Gold Price Forecast: XAU/USD struggles below $1,900 as Federal Reserve Chairman Jerome Powell’s speech looms

  • Gold price fades week-start rebound from one-month low amid sluggish markets ahead of key data, events.
  • United States policymakers tame recession woes, bolster hawkish bias over the Federal Reserve.
  • Hawkish Fed bets underpin United States Treasury bond yields and US Dollar, as well as weigh on Gold price.
  • Fed Chair Jerome Powell needs to praise recent firmer US statistics to please XAU/USD bears.

Gold price (XAU/USD) treads water around $1,865, following a corrective bounce off the one-month low, as the bullion traders await Federal Reserve (Fed) Chairman Jerome Powell’s speech amid hawkish bias over the United States central bank’s next move. It’s worth noting that the optimism among the US policymakers also weighs on the precious metal prices ahead of the key event.

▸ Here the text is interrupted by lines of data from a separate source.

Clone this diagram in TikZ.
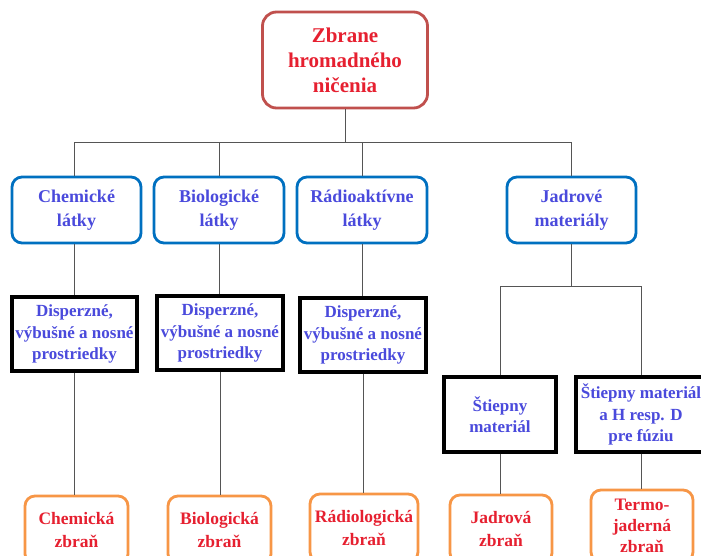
\documentclass[tikz,border=0pt]{standalone}
\usepackage{fontspec}
\setmainfont{Liberation Serif}
\definecolor{topborder}{HTML}{C0504D}
\definecolor{blueborder}{HTML}{0070C0}
\definecolor{orangeborder}{HTML}{F79646}
\definecolor{bluetext}{HTML}{4A4ADC}
\definecolor{redtext}{HTML}{E62030}
\definecolor{conn}{HTML}{555555}
\tikzset{
  base/.style={inner sep=0pt, align=center, fill=white},
  topbox/.style={base, draw=topborder, line width=2.8pt, rounded corners=14pt,
    minimum width=165pt, minimum height=96pt, text=redtext,
    font=\fontsize{21}{25}\selectfont\bfseries},
  catbox/.style={base, draw=blueborder, line width=2.8pt, rounded corners=10pt,
    minimum width=129pt, minimum height=66pt, text=bluetext,
    font=\fontsize{18}{24}\selectfont\bfseries},
  meanbox/.style={base, draw=black, line width=3.2pt,
    minimum width=125pt, minimum height=74pt, text=bluetext,
    font=\fontsize{17}{21.5}\selectfont\bfseries},
  weapbox/.style={base, draw=orangeborder, line width=2.8pt, rounded corners=10pt,
    minimum width=103pt, minimum height=68pt, text=redtext,
    font=\fontsize{17.5}{23}\selectfont\bfseries},
  link/.style={draw=conn, line width=1pt}
}
\begin{document}
\begin{tikzpicture}[x=1pt,y=-1pt]
\useasboundingbox (0,0) rectangle (701,556);
\clip (0,0) rectangle (701,556);
\fill[white] (0,0) rectangle (701,556);
\coordinate (bus) at (0,143);
\coordinate (bus2) at (0,286);
\path (345,60) node[topbox] (top) {Zbrane\\hromadného\\ničenia};
\path (76.5,210) node[catbox] (chem) {Chemické\\látky};
\path (219,210) node[catbox, minimum width=130pt] (bio) {Biologické\\látky};
\path (362,210) node[catbox, minimum width=130pt] (rad) {Rádioaktívne\\látky};
\path (571.5,210) node[catbox] (jad) {Jadrové\\materiály};
\path (74.5,334) node[meanbox] (m1) {Disperzné,\\výbušné a nosné\\prostriedky};
\path (220,333) node[meanbox, minimum width=126pt] (m2) {Disperzné,\\výbušné a nosné\\prostriedky};
\path (363,335) node[meanbox, minimum width=126pt] (m3) {Disperzné,\\výbušné a nosné\\prostriedky};
\path (500,414.5) node[meanbox, minimum width=112pt, minimum height=75pt] (s1) {Štiepny\\materiál};
\path (641,414.5) node[meanbox, minimum width=130pt, minimum height=75pt] (s2) {Štiepny materiál\\a H resp. D\\pre fúziu};
\path (76.5,530) node[weapbox] (w1) {Chemická\\zbraň};
\path (219.5,530) node[weapbox] (w2) {Biologická\\zbraň};
\path (364,528) node[weapbox, minimum width=108pt] (w3) {Rádiologická\\zbraň};
\path (501,529) node[weapbox, minimum width=102pt] (w4) {Jadrová\\zbraň};
\path (642,526) node[weapbox, minimum width=102pt, minimum height=72pt,
  font=\fontsize{17.5}{21}\selectfont\bfseries] (w5) {Termo-\\jaderná\\zbraň};
% connectors
\draw[link] (top.south) -- (top.south |- bus);
\draw[link] (m1.north |- chem.north) -- (m1.north |- bus) -- (jad.north |- bus) -- (jad.north);
\draw[link] (bio.north) -- (bio.north |- bus);
\draw[link] (rad.north) -- (rad.north |- bus);
\draw[link] (m1.north |- chem.south) -- (m1.north);
\draw[link] (bio.south) -- (bio.south |- m2.north);
\draw[link] (rad.south) -- (rad.south |- m3.north);
\draw[link] (m1.south) -- (m1.south |- w1.north);
\draw[link] (m2.south) -- (m2.south |- w2.north);
\draw[link] (m3.south) -- (m3.south |- w3.north);
\draw[link] (jad.south) -- (jad.south |- bus2);
\draw[link] (s1.north) -- (s1.north |- bus2) -- (s2.north |- bus2) -- (s2.north);
\draw[link] (s1.south) -- (s1.south |- w4.north);
\draw[link] (s2.south) -- (s2.south |- w5.north);
\end{tikzpicture}
\end{document}
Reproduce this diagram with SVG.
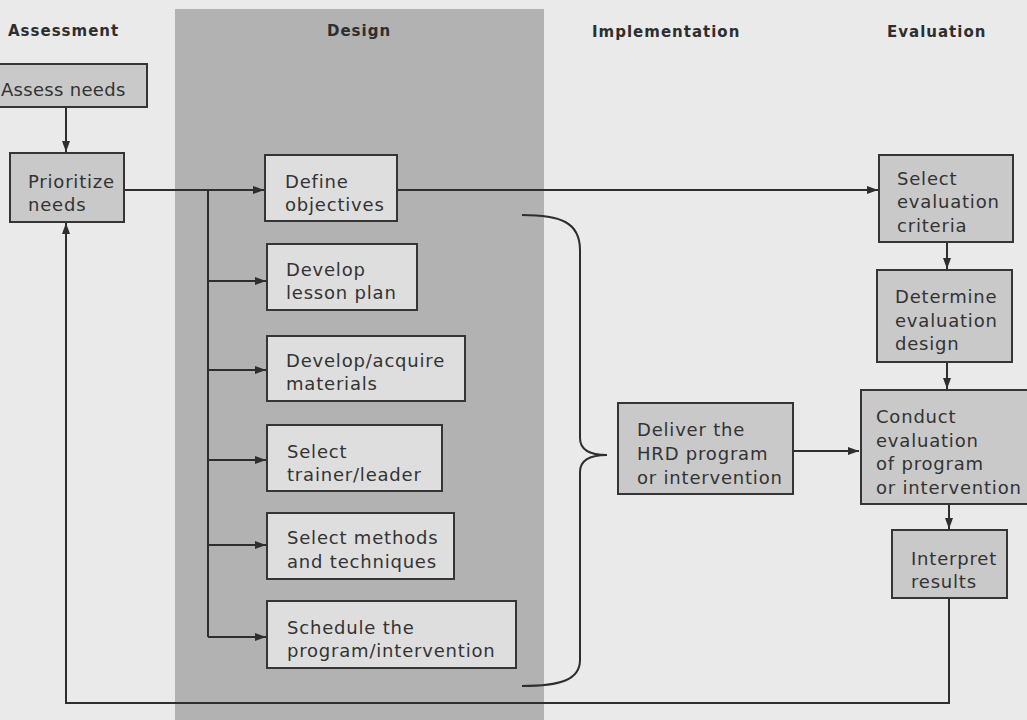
<svg xmlns="http://www.w3.org/2000/svg" width="1027" height="720" viewBox="0 0 1027 720">
<defs>
<marker id="ah" markerUnits="userSpaceOnUse" markerWidth="12" markerHeight="10" refX="11" refY="4" orient="auto">
<path d="M0,0 L11,4 L0,8 Z" fill="#2e2e2e"/>
</marker>
<style>
.bg{fill:#eaeaea}
.band{fill:#b2b2b2}
.box{fill:#c9c9c9;stroke:#353535;stroke-width:2}
.dbox{fill:#dedede;stroke:#353535;stroke-width:2}
.h{font-family:"DejaVu Sans",sans-serif;font-weight:bold;font-size:15px;letter-spacing:1px;fill:#2e2e2e}
.t{font-family:"DejaVu Sans",sans-serif;font-size:18px;letter-spacing:0.8px;fill:#333}
.ln{fill:none;stroke:#2e2e2e;stroke-width:2}
.arr{fill:none;stroke:#2e2e2e;stroke-width:2;marker-end:url(#ah)}
</style>
</defs>
<rect class="bg" x="0" y="0" width="1027" height="720"/>
<rect class="band" x="175" y="9" width="369" height="711"/>
<g id="headings">
<text class="h" x="8" y="36">Assessment</text>
<text class="h" x="327" y="36">Design</text>
<text class="h" x="592" y="37">Implementation</text>
<text class="h" x="887" y="37">Evaluation</text>
</g>
<g id="connectors">
<path class="arr" d="M66,107 V152"/>
<path class="arr" d="M124,190 H264"/>
<path class="ln" d="M208,190 V637"/>
<path class="arr" d="M208,281 H266"/>
<path class="arr" d="M208,370 H266"/>
<path class="arr" d="M208,460 H266"/>
<path class="arr" d="M208,545 H266"/>
<path class="arr" d="M208,637 H266"/>
<path class="arr" d="M397,190 H878"/>
<path class="arr" d="M947,242 V269"/>
<path class="arr" d="M947,362 V389"/>
<path class="arr" d="M793,451 H859"/>
<path class="arr" d="M949,505 V529"/>
<path class="arr" d="M949,598 V703 H66 V223"/>
<path class="ln" d="M522,215 C560,215 580,222 580,250 V438 C580,450 590,455 607,455 C590,455 580,460 580,472 V660 C580,680 560,686 522,686"/>
</g>
<g id="assess">
<rect class="box" x="-10" y="64" width="157" height="43"/>
<text class="t" x="1" y="96" style="letter-spacing:0.3px">Assess needs</text>
</g>
<g id="prioritize">
<rect class="box" x="10" y="153" width="114" height="69"/>
<text class="t" x="28" y="188">Prioritize</text>
<text class="t" x="28" y="211">needs</text>
</g>
<g id="define">
<rect class="dbox" x="265" y="155" width="132" height="66"/>
<text class="t" x="285" y="188">Define</text>
<text class="t" x="285" y="211">objectives</text>
</g>
<g id="lesson">
<rect class="dbox" x="267" y="244" width="150" height="66"/>
<text class="t" x="286" y="276">Develop</text>
<text class="t" x="286" y="299">lesson plan</text>
</g>
<g id="materials">
<rect class="dbox" x="267" y="336" width="198" height="65"/>
<text class="t" x="286" y="367">Develop/acquire</text>
<text class="t" x="286" y="390">materials</text>
</g>
<g id="trainer">
<rect class="dbox" x="267" y="425" width="175" height="66"/>
<text class="t" x="287" y="458">Select</text>
<text class="t" x="287" y="481">trainer/leader</text>
</g>
<g id="methods">
<rect class="dbox" x="267" y="513" width="187" height="66"/>
<text class="t" x="287" y="544">Select methods</text>
<text class="t" x="287" y="568">and techniques</text>
</g>
<g id="schedule">
<rect class="dbox" x="267" y="601" width="249" height="67"/>
<text class="t" x="287" y="634">Schedule the</text>
<text class="t" x="287" y="657">program/intervention</text>
</g>
<g id="deliver">
<rect class="box" x="618" y="403" width="175" height="91"/>
<text class="t" x="637" y="436">Deliver the</text>
<text class="t" x="637" y="460">HRD program</text>
<text class="t" x="637" y="484">or intervention</text>
</g>
<g id="criteria">
<rect class="box" x="879" y="155" width="134" height="87"/>
<text class="t" x="897" y="185">Select</text>
<text class="t" x="897" y="208">evaluation</text>
<text class="t" x="897" y="232">criteria</text>
</g>
<g id="evaldesign">
<rect class="box" x="877" y="270" width="135" height="92"/>
<text class="t" x="895" y="303">Determine</text>
<text class="t" x="895" y="327">evaluation</text>
<text class="t" x="895" y="350">design</text>
</g>
<g id="conduct">
<rect class="box" x="861" y="390" width="180" height="114"/>
<text class="t" x="876" y="423">Conduct</text>
<text class="t" x="876" y="447">evaluation</text>
<text class="t" x="876" y="470">of program</text>
<text class="t" x="876" y="494">or intervention</text>
</g>
<g id="interpret">
<rect class="box" x="892" y="530" width="115" height="68"/>
<text class="t" x="911" y="565">Interpret</text>
<text class="t" x="911" y="588">results</text>
</g>
</svg>
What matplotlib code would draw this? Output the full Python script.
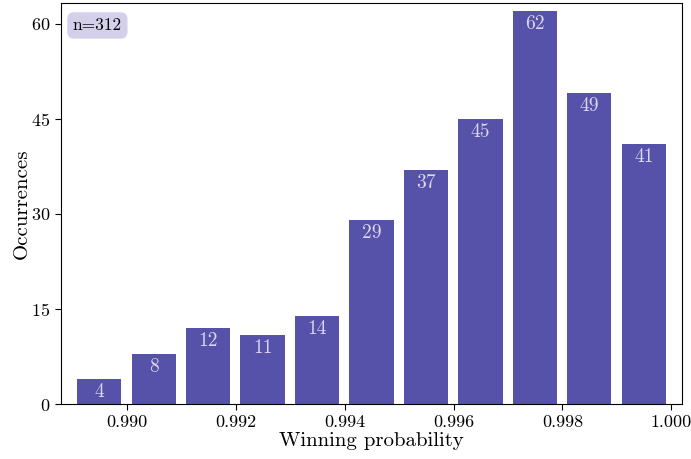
import numpy as np
import matplotlib

matplotlib.use("Agg")
import matplotlib.pyplot as plt

# histogram counts per bin of winning probability
counts = [4, 8, 12, 11, 14, 29, 37, 45, 62, 49, 41]
bin_lo = 0.98898
bin_hi = 1.0000
n_total = 312

x_ticks = [0.990, 0.992, 0.994, 0.996, 0.998, 1.000]
y_ticks = [0, 15, 30, 45, 60]

bar_color = "#5652aa"
label_color = "#dcd8ef"
box_color = "#d5d0ea"

plt.rcParams["font.family"] = ["cmr10", "DejaVu Serif"]
plt.rcParams["mathtext.fontset"] = "cm"
plt.rcParams["axes.formatter.use_mathtext"] = True

edges = np.linspace(bin_lo, bin_hi, len(counts) + 1)
centers = (edges[:-1] + edges[1:]) / 2
width = (edges[1] - edges[0]) * 0.81

fig = plt.figure(figsize=(6.91, 4.59), dpi=100)
ax = fig.add_axes([0.0883, 0.119, 0.8987, 0.8745])

bars = ax.bar(centers, counts, width=width, color=bar_color)
for b, c in zip(bars, counts):
    ax.annotate(str(c), (b.get_x() + b.get_width() / 2, b.get_height()),
                xytext=(0, -9.4), textcoords="offset points",
                ha="center", va="center", color=label_color, fontsize=14)

ax.text(0.019, 0.963, f"n={n_total}", transform=ax.transAxes,
        ha="left", va="top", fontsize=12.5,
        bbox=dict(boxstyle="round,pad=0.32,rounding_size=0.4",
                  facecolor=box_color, edgecolor="none"))

ax.set_xlim(0.98878, 1.0002)
ax.set_ylim(0, 63.24)
ax.set_xticks(x_ticks)
ax.set_xticklabels([f"{t:.3f}" for t in x_ticks])
ax.set_yticks(y_ticks)
ax.tick_params(labelsize=13, length=4, direction="out")
ax.set_xlabel("Winning probability", fontsize=15, labelpad=1.5)
ax.set_ylabel("Occurrences", fontsize=15, labelpad=0)

fig.savefig("out.png", dpi=100)
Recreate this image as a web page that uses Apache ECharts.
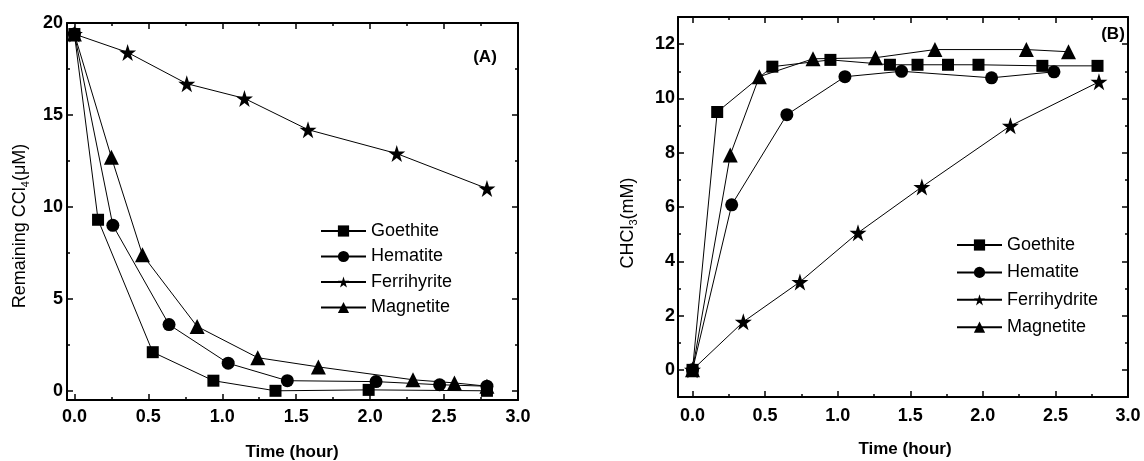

Easing United States recession woes tease Gold sellers

After witnessing strong United States employment and activity data on Friday, policymakers from the US appear optimistic over the economic transition. The same joins the recently hawkish bias over the Federal Reserve’s (Fed) next move, as well as the technical confirmation, to keep the Gold sellers hopeful.

On Monday, US Treasury Secretary Janet Yellen and President Joe Biden pushed back recession woes by praising the latest statistics. Additionally supporting the hawkish Fed concerns were comments from Federal Reserve Bank of Atlanta President Raphel Bostic. “The strong labor market probably means ‘we have to do a little more work,’” said Fed’s Bostic in an interview with Bloomberg.

Easing US-China tension put a floor under XAU/USD price

While the hawkish Fed bets and the hopes of US growth favor Gold sellers, the receding fears of the US-China tussles seem to put a floor under the metal prices. A dash on the US diplomatic visit to Beijing and China’s harsh reaction to the US shotting down it’s balloon by terming it a spy attempt triggered the market’s risk-off mood and challenged the Gold buyers the previous day. However, the latest comments from US President Joe Bide appear soothing on the matter as he said, “The balloon incident does not weaken US-China relations.”

US Treasury bond yields favor US Dollar bulls, probe Gold bulls

More to come…

Gold price technical analysis

Gold’s week-start corrective bounce off the one-month low failed to cross the previous support line from late November 2022, now resistance around $1,885, which in turn keeps the XAU/USD bears hopeful.

Adding strength to the downside bias could be the bias signals from the Moving Average Convergence and Divergence (MACD) indicator, as well as the steady Relative Strength Index (RSI) line placed at 14.

With this, the Gold price remains on the way to the 50-DMA support of $1,851. However, a horizontal area comprising multiple levels marked since early August 2022, close to $1,805, will precede the $1,800 threshold to challenge the quote’s further downside.

On the flip side, a daily closing beyond the support-turned-resistance near $1,885 will need validation from the $1,900 threshold to recall the Gold buyers.

Following that, the latest peak and highs marked during March 2022, respectively near $1,960 and $1,966, could lure the XAU/USD bulls.